Saturday, August 31, 2013

Temptation

It felt like roots. Light tendrils gripping his veins. In a panic, he tried to remember something happy. A firm stalk to grasp as his feet slipped against the mud. For some reason, the word “fig” slipped with ease into his head.

He remembered the stench of the fig of his childhood. The way the fruit smelt as it lay rotting next to the pool, and the way that smell dragged the fruit bats clapping their wings out of the dark like admirers of a cult leader. Clap, clap, in the dusk.


They’d gorge themselves on the ripe fruit, and then shit down the walls of the house in purple streaks.

It looked like blood in the slow autumn sunset.

He didn’t mind too much about the massacre happening on his parent’s wall, but, instead, went to the garage, where the chemicals were kept. The HTH for the pool, the Jeye’s fluid for the drains. His neighbour had shown him how to let the Jeyes dribble into the HTH in a jar and then bubble as the chemicals refused to get along… Explode…

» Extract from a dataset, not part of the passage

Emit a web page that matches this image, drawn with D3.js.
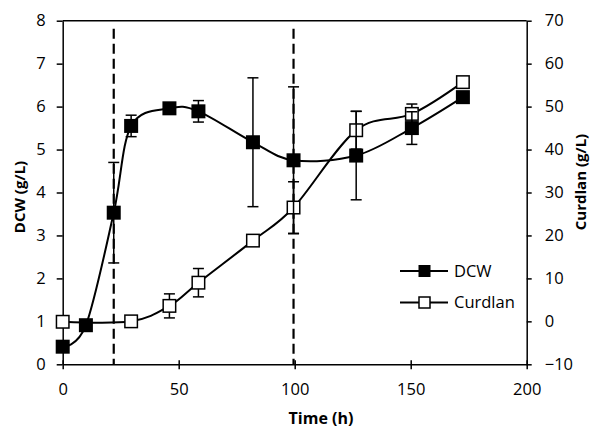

A while later, his friend lay in the hospital bed, crying without sound as the fluid seeped through the thin tube into his veins. Living, not happy.

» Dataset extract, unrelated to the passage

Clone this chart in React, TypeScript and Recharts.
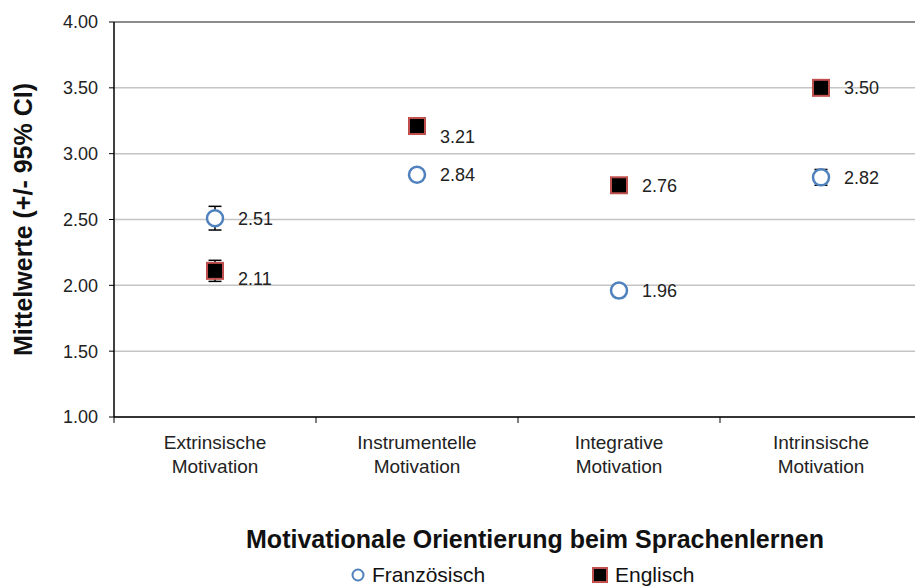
import React from 'react'
import {
  ComposedChart, Line, XAxis, YAxis, CartesianGrid, ErrorBar, LabelList, Legend, ReferenceLine
} from 'recharts'

const categories = [
  'Extrinsische Motivation',
  'Instrumentelle Motivation',
  'Integrative Motivation',
  'Intrinsische Motivation',
]
const franzoesisch = [2.51, 2.84, 1.96, 2.82]
const franzoesischCI = [0.09, 0.03, 0.03, 0.06]
const englisch = [2.11, 3.21, 2.76, 3.5]
const englischCI = [0.08, 0.03, 0.03, 0.03]
const yTicks = [1, 1.5, 2, 2.5, 3, 3.5, 4]

const data = categories.map((cat, i) => ({
  cat,
  fr: franzoesisch[i],
  frErr: franzoesischCI[i],
  en: englisch[i],
  enErr: englischCI[i],
}))

const FONT = '"Liberation Sans", Arial, sans-serif'
const CHART_W = 925
const CHART_H = 587
const M = { top: 22, right: 3, left: 0, bottom: 110 }
const Y_AXIS_W = 114
const X_AXIS_H = 60
const PLOT_W = CHART_W - M.left - M.right - Y_AXIS_W
const BAND = PLOT_W / categories.length

// labels Excel nudged down to clear the error bars
const labelNudge: Record<string, number[]> = { fr: [0, 0, 0, 0], en: [8, 10, 0, 0] }

// eslint-disable-next-line @typescript-eslint/no-explicit-any
const CategoryTick = ({ x, y, payload, index }: any) => {
  const [l1, l2] = String(payload.value).split(' ')
  const half = BAND / 2
  return (
    <g>
      <line x1={x - half} x2={x - half} y1={y} y2={y + 6} stroke="#000" />
      {index === categories.length - 1 && (
        <line x1={x + half} x2={x + half} y1={y} y2={y + 6} stroke="#000" />
      )}
      <text x={x} y={y + 32} textAnchor="middle" fontSize={19} fill="#222" fontFamily={FONT}>{l1}</text>
      <text x={x} y={y + 56} textAnchor="middle" fontSize={19} fill="#222" fontFamily={FONT}>{l2}</text>
    </g>
  )
}

// eslint-disable-next-line @typescript-eslint/no-explicit-any
const CircleDot = ({ cx, cy }: any) => (
  <circle cx={cx} cy={cy} r={8} fill="#fff" stroke="#4f81bd" strokeWidth={2.5} />
)

// eslint-disable-next-line @typescript-eslint/no-explicit-any
const SquareDot = ({ cx, cy }: any) => (
  <rect x={cx - 8} y={cy - 8} width={16} height={16} fill="#000" stroke="#c0504d" strokeWidth={2} />
)

const makeLabel = (key: string) => {
  // eslint-disable-next-line @typescript-eslint/no-explicit-any
  return ({ x, y, value, index }: any) => (
    <text x={x + 23} y={y + (labelNudge[key][index] || 0)} dy={6.5} fontSize={18} fill="#222" fontFamily={FONT}>
      {Number(value).toFixed(2)}
    </text>
  )
}

const LegendContent = () => (
  <div style={{ position: 'relative', width: 915, height: 26, fontFamily: FONT, fontSize: 21, color: '#111', lineHeight: '24px' }}>
    <svg width={16} height={16} style={{ position: 'absolute', left: 350, top: 5 }}>
      <circle cx={8} cy={8} r={5.5} fill="#fff" stroke="#4f81bd" strokeWidth={2} />
    </svg>
    <span style={{ position: 'absolute', left: 372, top: 1 }}>Französisch</span>
    <svg width={16} height={16} style={{ position: 'absolute', left: 592, top: 5 }}>
      <rect x={1} y={1} width={14} height={14} fill="#000" stroke="#c0504d" strokeWidth={2} />
    </svg>
    <span style={{ position: 'absolute', left: 615, top: 1 }}>Englisch</span>
  </div>
)

export default function App() {
  return (
    <div style={{ position: 'absolute', left: 0, top: 0, width: 915, height: 587, overflow: 'hidden', background: '#fff' }}>
      <ComposedChart width={CHART_W} height={CHART_H} data={data} margin={M}>
        <CartesianGrid horizontal vertical={false} stroke="#c4c4c4" strokeWidth={1.5} />
        <ReferenceLine y={4} stroke="#8c8c8c" strokeWidth={2} />
        <XAxis
          dataKey="cat"
          type="category"
          scale="band"
          interval={0}
          height={X_AXIS_H}
          tickLine={false}
          tickSize={0}
          tickMargin={0}
          axisLine={{ stroke: '#000', strokeWidth: 1.5 }}
          tick={<CategoryTick />}
          label={() => (
            <text x={535} y={548} textAnchor="middle" fontSize={25} fontWeight="bold" fill="#111" fontFamily={FONT}>
              Motivationale Orientierung beim Sprachenlernen
            </text>
          )}
        />
        <YAxis
          width={Y_AXIS_W}
          domain={[1, 4]}
          ticks={yTicks}
          interval={0}
          tickFormatter={(v: number) => v.toFixed(2)}
          tick={{ fontSize: 18, fill: '#222', fontFamily: FONT }}
          tickSize={5}
          tickMargin={11}
          tickLine={{ stroke: '#000' }}
          axisLine={{ stroke: '#000', strokeWidth: 1.5 }}
          // eslint-disable-next-line @typescript-eslint/no-explicit-any
          label={({ viewBox }: any) => {
            const cy = viewBox.y + viewBox.height / 2
            return (
              <text x={24} y={cy} transform={`rotate(-90 24 ${cy})`} textAnchor="middle" dy={8}
                fontSize={25} fontWeight="bold" fill="#111" fontFamily={FONT}>
                Mittelwerte (+/- 95% CI)
              </text>
            )
          }}
        />
        <Legend
          layout="horizontal"
          verticalAlign="middle"
          align="center"
          content={<LegendContent />}
          wrapperStyle={{ left: 0, top: 562, width: 915 }}
        />
        <Line dataKey="fr" name="Französisch" stroke="none" dot={<CircleDot />} activeDot={false} isAnimationActive={false}>
          <ErrorBar dataKey="frErr" width={6.5} stroke="#000" strokeWidth={1.5} direction="y" />
          <LabelList dataKey="fr" content={makeLabel('fr')} />
        </Line>
        <Line dataKey="en" name="Englisch" stroke="none" dot={<SquareDot />} activeDot={false} isAnimationActive={false}>
          <ErrorBar dataKey="enErr" width={6.5} stroke="#000" strokeWidth={1.5} direction="y" />
          <LabelList dataKey="en" content={makeLabel('en')} />
        </Line>
      </ComposedChart>
    </div>
  )
}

The burns doctors laughed as they shared pots of coffee in the cafeteria. The hats of the coffee urns dipping as they boiled. A sandwich sat under the lights, waiting for a surgeon to point at it wearily. The surgeon’s wife lay at home, crying as a character from a soapie fell out of love. Again.

He knew the dirty smell of his friend- the way blonde hair smelled as it fizzed into flames. And he knew that the time of childhood was past… The time of making fires for no reason and living without consequences. No fires without burns.

On the radio, an advertisement for detergent was playing.